South Africa’s power utility Eskom will procure surplus electricity capacity from its neighbouring countries and independent power producers (IPPs) in a bid to stabilise the energy crisis.
President Cyril Ramaphosa last night said South Africa needed to urgently add much, much more capacity to the grid to end load shedding as Eskom has an electricity shortage of up to 6 000MW. The plan to import electricity from countries such as Zambia and Botswana was among the measures he presented.
Last month, a combination of factors resulted in 18 000 MW of generation capacity being lost and forced Eskom to implement stage 6 loadshedding.
Ramaphosa said the country’s challenge in adding capacity to the grid was the time that it took for any energy project to receive the necessary approvals and commence construction.
He said the process, from design to commercial operation, has tended to take more than three years due to lengthy regulatory processes and red tape.
New legislation would be tabled to speed up the approval processes of new projects.
“Over the next three months, Eskom will take additional actions to add new generation capacity to the grid on an urgent basis,” Ramaphosa said.
“As an immediate measure, surplus capacity will be bought from existing independent power producers.
“These are power plants which built more capacity than was required and can now supply this excess power to Eskom.”
Ramaphosa said Eskom will now also purchase additional energy from existing private generators such as mines, paper mills, shopping centres and other private entities that have surplus power as part of addressing the shortage of megawatts,
“Eskom will now import power from these countries through the Southern African Power Pool arrangement.

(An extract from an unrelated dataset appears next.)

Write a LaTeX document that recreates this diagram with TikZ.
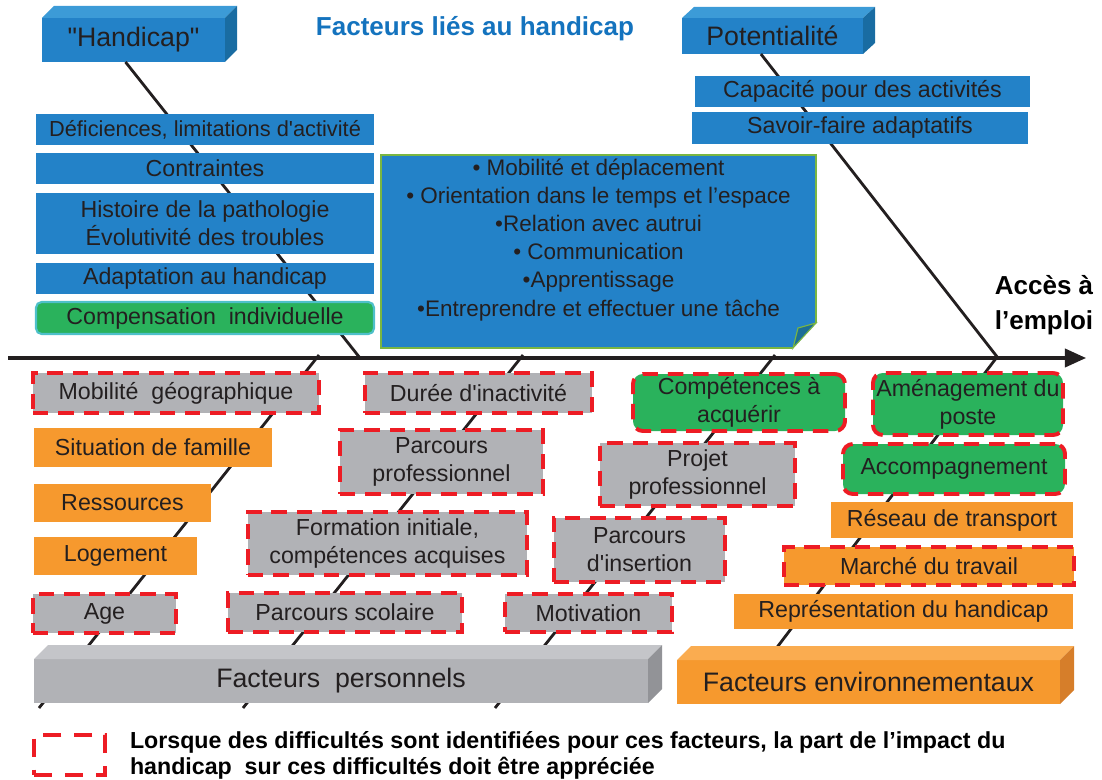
\documentclass[tikz,border=0pt]{standalone}
\usepackage{fontspec}
\newfontfamily\arialfont{Liberation Sans}
\usepackage{xcolor}
\definecolor{colorHandicap}{RGB}{35,130,200}
\definecolor{colorHandicapTop}{RGB}{60,155,215}
\definecolor{colorHandicapSide}{RGB}{25,108,162}
\definecolor{colorTitle}{RGB}{20,115,190}
\definecolor{colorPerso}{RGB}{177,178,182}
\definecolor{colorPersoTop}{RGB}{196,197,201}
\definecolor{colorPersoSide}{RGB}{146,147,151}
\definecolor{colorEnv}{RGB}{246,153,46}
\definecolor{colorEnvTop}{RGB}{250,172,80}
\definecolor{colorEnvSide}{RGB}{214,126,42}
\definecolor{colorLever}{RGB}{42,178,92}
\definecolor{colorLeverEdge}{RGB}{78,192,202}
\definecolor{colorFlag}{RGB}{237,28,36}
\definecolor{colorNote}{RGB}{122,182,66}
\definecolor{colorNoteFold}{RGB}{28,110,150}
\definecolor{colorText}{RGB}{35,31,32}
\usepackage{tikz}
\usetikzlibrary{arrows.meta, positioning}

\begin{document}
\begin{tikzpicture}[x=0.025cm, y=-0.025cm, >={Triangle[length=15pt,width=13pt]},
  every node/.style={inner sep=0pt, outer sep=0pt, align=center, text=colorText, font=\arialfont\fontsize{16.5}{20}\selectfont},
  boxsize/.style 2 args={minimum width=#1*0.025cm, minimum height=#2*0.025cm},
  flagged/.style={draw=colorFlag, line width=2.8pt, dash pattern=on 11pt off 7pt},
  lever/.style={fill=colorLever, rounded corners=7pt},
  big/.style={font=\arialfont\fontsize{19}{23}\selectfont},
  heading/.style={font=\arialfont\bfseries\fontsize{18.5}{25}\selectfont},
  bone/.style={line width=2pt, colorText}]
\useasboundingbox (0,0) rectangle (1102,780);

% facteurs lies au handicap
\node[heading, text=colorTitle] (title) at (475,29) {Facteurs liés au handicap};
\node[boxsize={183}{44}, fill=colorHandicap, big] (hand) at (133.5,40) {"Handicap"};
\fill[colorHandicapTop] (hand.north west) -- ++(12,-12) -- ++(183,0) -- (hand.north east) -- cycle;
\fill[colorHandicapSide] (hand.north east) -- ++(12,-12) -- ++(0,44) -- (hand.south east) -- cycle;
\node[boxsize={181}{36}, fill=colorHandicap, big] (pot) at (772.5,36) {Potentialité};
\fill[colorHandicapTop] (pot.north west) -- ++(12,-11) -- ++(181,0) -- (pot.north east) -- cycle;
\fill[colorHandicapSide] (pot.north east) -- ++(12,-11) -- ++(0,36) -- (pot.south east) -- cycle;

% aretes
\coordinate (handEnd) at (360,358);
\coordinate (potEnd) at (998,358);
\draw[bone] ([xshift=-0.2cm]hand.south) -- (handEnd);
\draw[bone] ([xshift=-0.29cm]pot.south) -- (potEnd);
\foreach \top/\bot [count=\i] in {319/39, 523/243, 775/495} {
  \coordinate (b\i top) at (\top,355);
  \coordinate (b\i bot) at (\bot,708);
  \draw[bone] (b\i bot) -- (b\i top);
}
\coordinate (b4top) at (997,357);
\coordinate (b4bot) at (775,650);
\draw[bone] (b4bot) -- (b4top);
\coordinate (axL) at (8,358);
\coordinate (axR) at (1086,358);
\draw[->, line width=2.2pt, colorText] (axL) -- (axR);

\node[boxsize={338}{31}, fill=colorHandicap, font=\arialfont\fontsize{15.5}{20}\selectfont] (defic) at (205,129.5) {Déficiences, limitations d'activité};
\node[boxsize={338}{31}, fill=colorHandicap, below=0.2cm of defic] (contr) {Contraintes};
\node[boxsize={338}{61}, fill=colorHandicap, below=0.225cm of contr] (hist) {Histoire de la pathologie\\Évolutivité des troubles};
\node[boxsize={338}{31}, fill=colorHandicap, below=0.225cm of hist] (adapt) {Adaptation au handicap};
\node[boxsize={338}{32}, fill=colorLever, draw=colorLeverEdge, line width=1.5pt, rounded corners=4pt, below=0.2cm of adapt] (comp) {Compensation\ \ individuelle};
\node[boxsize={335}{31}, fill=colorHandicap] (capa) at (862.5,91.5) {Capacité pour des activités};
\node[boxsize={336}{32}, fill=colorHandicap] (savoir) at (860,128) {Savoir-faire adaptatifs};

\node[boxsize={435}{193}, fill=colorHandicap, draw=colorNote, line width=0.8pt, font=\arialfont\fontsize{16}{20}\selectfont] (activ) at (598.5,251.5) {• Mobilité et déplacement\\• Orientation dans le temps et l’espace\\•Relation avec autrui\\• Communication\\•Apprentissage\\•Entreprendre et effectuer une tâche\\~};
\fill[white] ([shift={(1.5,-26)}]activ.south east) -- ([shift={(1.5,1.5)}]activ.south east) -- ([shift={(-24.5,1.5)}]activ.south east) -- cycle;
\filldraw[fill=colorNoteFold, draw=colorNote, line width=0.8pt] ([shift={(0,-25)}]activ.south east) -- ([shift={(-18,-20)}]activ.south east) -- ([shift={(-23,0)}]activ.south east) -- cycle;

\node[heading, text=black] (acces) at (1044,305) {Accès à\\l’emploi};

% facteurs personnels et environnementaux
\node[boxsize={286}{40}, fill=colorPerso, flagged] (mobil) at (176,393) {Mobilité\ \ géographique};
\node[boxsize={238}{39}, fill=colorEnv] (famil) at (153,447.5) {Situation de famille};
\node[boxsize={177}{38}, fill=colorEnv] (ress) at (122.5,503) {Ressources};
\node[boxsize={163}{38}, fill=colorEnv] (loge) at (115.5,556) {Logement};
\node[boxsize={143}{39}, fill=colorPerso, flagged] (age) at (104.5,613.5) {Age};
\node[boxsize={227}{40}, fill=colorPerso, flagged] (duree) at (478.5,393) {Durée d'inactivité};
\node[boxsize={203}{64}, fill=colorPerso, flagged] (parcpro) at (441.5,462) {Parcours\\professionnel};
\node[boxsize={279}{63}, fill=colorPerso, flagged] (forma) at (387.5,543.5) {Formation initiale,\\compétences acquises};
\node[boxsize={234}{39}, fill=colorPerso, flagged] (scol) at (345,612.5) {Parcours scolaire};
\node[boxsize={167}{38}, fill=colorPerso, flagged] (motiv) at (588.5,613) {Motivation};
\node[boxsize={212}{57}, lever, flagged] (compet) at (739,402.5) {Compétences à\\acquérir};
\node[boxsize={195}{63}, fill=colorPerso, flagged] (projet) at (697.5,474.5) {Projet\\professionnel};
\node[boxsize={171}{64}, fill=colorPerso, flagged] (insert) at (639.5,550) {Parcours\\d'insertion};
\node[boxsize={190}{62}, lever, flagged] (amenag) at (968,404) {Aménagement du\\poste};
\node[boxsize={222}{50}, lever, flagged] (accomp) at (954,469) {Accompagnement};
\node[boxsize={242}{36}, fill=colorEnv] (reseau) at (952,520) {Réseau de transport};
\node[boxsize={290}{38}, fill=colorEnv, flagged] (marche) at (929,566) {Marché du travail};
\node[boxsize={339}{35}, fill=colorEnv] (repres) at (903.5,611.5) {Représentation du handicap};

\node[boxsize={614}{44}, fill=colorPerso, big] (perso) at (341,681) {Facteurs\ \ personnels};
\fill[colorPersoTop] (perso.north west) -- ++(14,-14) -- ++(614,0) -- (perso.north east) -- cycle;
\fill[colorPersoSide] (perso.north east) -- ++(14,-14) -- ++(0,44) -- (perso.south east) -- cycle;
\node[boxsize={383}{44}, fill=colorEnv, big] (envir) at (868.5,682) {Facteurs environnementaux};
\fill[colorEnvTop] (envir.north west) -- ++(14,-14) -- ++(383,0) -- (envir.north east) -- cycle;
\fill[colorEnvSide] (envir.north east) -- ++(14,-14) -- ++(0,44) -- (envir.south east) -- cycle;

% legende
\node[boxsize={71}{40}, flagged, line width=3.4pt, dash pattern=on 13pt off 9pt] (legend) at (69.5,755) {};
\node[anchor=west, align=left, text=black, font=\arialfont\bfseries\fontsize{16.5}{18.5}\selectfont] (legendtxt) at (130,755) {Lorsque des difficultés sont identifiées pour ces facteurs, la part de l’impact du\\handicap\ \ sur ces difficultés doit être appréciée};
\end{tikzpicture}
\end{document}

“Eskom will also use interim power solutions, such as mobile generators, to supplement current generation capacity for a limited period.”
Other measures includes removing the licensing threshold for embedded generation completely, from 100MW previously, following the success of this reform and the enthusiasm shown by the private sector.
Ramaphosa said this will enable private investment in electricity generation to rise to higher levels. He said also regulations to enable households and business to supply electricity to the grid from roof-top solar installations would be enacted.
Trade union Solidarity welcomed the government's plan to tackle the power crisis, saying that it represented an anxious leap in the right direction.
Solidarity chief executive Dr Dirk Hermann said the government's move towards a more decentralised system for power generation was the only workable and sustainable solution to South Africa's power crisis.
"As also outlined in Solidarity's earlier plan, the encouragement and facilitation of small-scale power generation on a large scale is of crucial importance to stabilise our power grid," Hermann said.
"Through deregulation and the removal of regulatory barriers, we free the private sector and communities up to present creative and resilient solutions to the crisis.”